Classification of the Golf-Testset data set using the K-NN Operator

This tutorial process demonstrate the usage of the k-NN Operator to classify the Golf-Testset from the Samples folder. The k-NN is trained on the Golf data set and applied to the independent Golf-Testset. Both data sets are retrieved from the Samples folder.

k is set to 3, so each Example in the Golf-Testset is classified as the majority class of its 3 nearest neighbors in the training set. For the distance measure the MixedEuclideanDistance (which is the default setting) is used.

For more details, see the comments in the process.

Performance difference between normalized and not normalized data

This tutorial process demonstrate the enhancement of the performance of the k-NN in case the data is normalized before the k-NN is trained.

The Sonar data set is retrieved from the Samples folder and fed into two Cross Validation Operators. In both Cross Validations a k-NN model with k=3 is trained. But in the second the training data is normalized before the training of the k-NN. A Group Models Operator ensures that the test data is normalized in the same way, before the k-NN is applied on the test data.

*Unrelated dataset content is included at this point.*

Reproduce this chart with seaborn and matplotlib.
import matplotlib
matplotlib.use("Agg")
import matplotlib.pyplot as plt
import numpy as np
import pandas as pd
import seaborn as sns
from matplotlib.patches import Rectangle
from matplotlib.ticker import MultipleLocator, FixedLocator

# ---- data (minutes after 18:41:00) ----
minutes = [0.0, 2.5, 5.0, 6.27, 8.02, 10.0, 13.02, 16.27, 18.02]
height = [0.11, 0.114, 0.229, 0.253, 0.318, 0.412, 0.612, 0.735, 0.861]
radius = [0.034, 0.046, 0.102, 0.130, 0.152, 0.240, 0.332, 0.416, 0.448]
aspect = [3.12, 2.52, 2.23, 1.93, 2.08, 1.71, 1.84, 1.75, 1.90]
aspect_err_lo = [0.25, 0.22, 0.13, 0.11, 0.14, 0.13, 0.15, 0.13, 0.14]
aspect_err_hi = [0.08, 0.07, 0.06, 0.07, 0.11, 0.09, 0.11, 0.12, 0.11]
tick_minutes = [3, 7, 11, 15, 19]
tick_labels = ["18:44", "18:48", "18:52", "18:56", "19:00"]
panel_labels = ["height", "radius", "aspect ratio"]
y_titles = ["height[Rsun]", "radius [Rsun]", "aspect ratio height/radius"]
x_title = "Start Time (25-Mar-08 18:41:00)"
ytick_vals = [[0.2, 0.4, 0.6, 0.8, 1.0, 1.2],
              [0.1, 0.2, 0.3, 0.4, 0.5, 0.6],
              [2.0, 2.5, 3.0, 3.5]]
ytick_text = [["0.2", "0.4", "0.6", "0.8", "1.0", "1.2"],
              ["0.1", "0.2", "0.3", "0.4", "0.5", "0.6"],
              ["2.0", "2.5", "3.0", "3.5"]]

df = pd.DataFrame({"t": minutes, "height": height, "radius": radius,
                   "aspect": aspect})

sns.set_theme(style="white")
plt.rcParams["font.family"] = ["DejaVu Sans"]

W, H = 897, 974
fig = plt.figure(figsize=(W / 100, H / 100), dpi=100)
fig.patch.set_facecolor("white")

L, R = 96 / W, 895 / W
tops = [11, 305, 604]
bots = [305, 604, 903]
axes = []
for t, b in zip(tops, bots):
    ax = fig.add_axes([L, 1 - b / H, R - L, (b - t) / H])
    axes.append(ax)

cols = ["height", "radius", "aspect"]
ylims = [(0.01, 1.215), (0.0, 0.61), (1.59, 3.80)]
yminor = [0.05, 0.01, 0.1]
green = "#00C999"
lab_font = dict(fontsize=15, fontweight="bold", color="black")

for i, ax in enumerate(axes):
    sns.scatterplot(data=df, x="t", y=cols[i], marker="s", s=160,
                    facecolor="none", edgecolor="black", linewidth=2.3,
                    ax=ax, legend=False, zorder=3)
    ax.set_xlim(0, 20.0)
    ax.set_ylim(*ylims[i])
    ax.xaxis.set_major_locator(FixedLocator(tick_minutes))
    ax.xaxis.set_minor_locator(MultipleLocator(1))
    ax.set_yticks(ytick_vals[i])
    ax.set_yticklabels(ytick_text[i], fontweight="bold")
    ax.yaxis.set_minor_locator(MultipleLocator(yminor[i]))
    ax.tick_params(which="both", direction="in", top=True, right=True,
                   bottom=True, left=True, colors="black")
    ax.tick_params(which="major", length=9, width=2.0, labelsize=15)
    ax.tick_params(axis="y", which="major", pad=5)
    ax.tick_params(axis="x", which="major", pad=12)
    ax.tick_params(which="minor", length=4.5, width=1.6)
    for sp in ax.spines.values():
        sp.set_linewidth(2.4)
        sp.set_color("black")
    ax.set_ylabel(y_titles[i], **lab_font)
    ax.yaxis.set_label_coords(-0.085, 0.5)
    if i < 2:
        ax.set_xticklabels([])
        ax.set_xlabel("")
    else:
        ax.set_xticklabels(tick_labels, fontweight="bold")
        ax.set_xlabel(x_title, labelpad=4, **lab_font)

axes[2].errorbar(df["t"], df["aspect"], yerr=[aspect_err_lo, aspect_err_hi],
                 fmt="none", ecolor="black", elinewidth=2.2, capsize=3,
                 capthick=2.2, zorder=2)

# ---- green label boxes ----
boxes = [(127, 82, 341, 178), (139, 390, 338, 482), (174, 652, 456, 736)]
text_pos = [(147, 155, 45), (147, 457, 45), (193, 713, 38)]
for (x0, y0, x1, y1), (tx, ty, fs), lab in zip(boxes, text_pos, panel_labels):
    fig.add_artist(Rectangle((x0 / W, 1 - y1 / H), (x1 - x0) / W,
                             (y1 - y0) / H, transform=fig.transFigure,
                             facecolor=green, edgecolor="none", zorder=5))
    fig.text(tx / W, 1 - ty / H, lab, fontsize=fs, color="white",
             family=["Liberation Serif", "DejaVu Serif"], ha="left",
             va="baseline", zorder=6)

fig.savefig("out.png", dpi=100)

Note that the accuracy of this k-NN is higher for the normalized values (84.24 % > 81.69 %).

Optimizing k of a k-NN model and logging all results

In this tutorial process the parameter k of a k-NN model is optimized and results are logged to investigate the dependency of the performance on the parameter.

The Sonar data set is retrieved from the Samples folder. An Optimized Parameters (Grid) Operator is used to iterate over k (from 1 to 30) and calculate the best performing k-NN model. A Log Operator is used within the Cross Validation Operator in the Optimize Parameters (Grid) Operator to log the parameter k and the corresponding performance. The Log to Data Operator and the Aggregate Operator are used to convert this log entries into an ExampleSet, which can be investigated in the results view.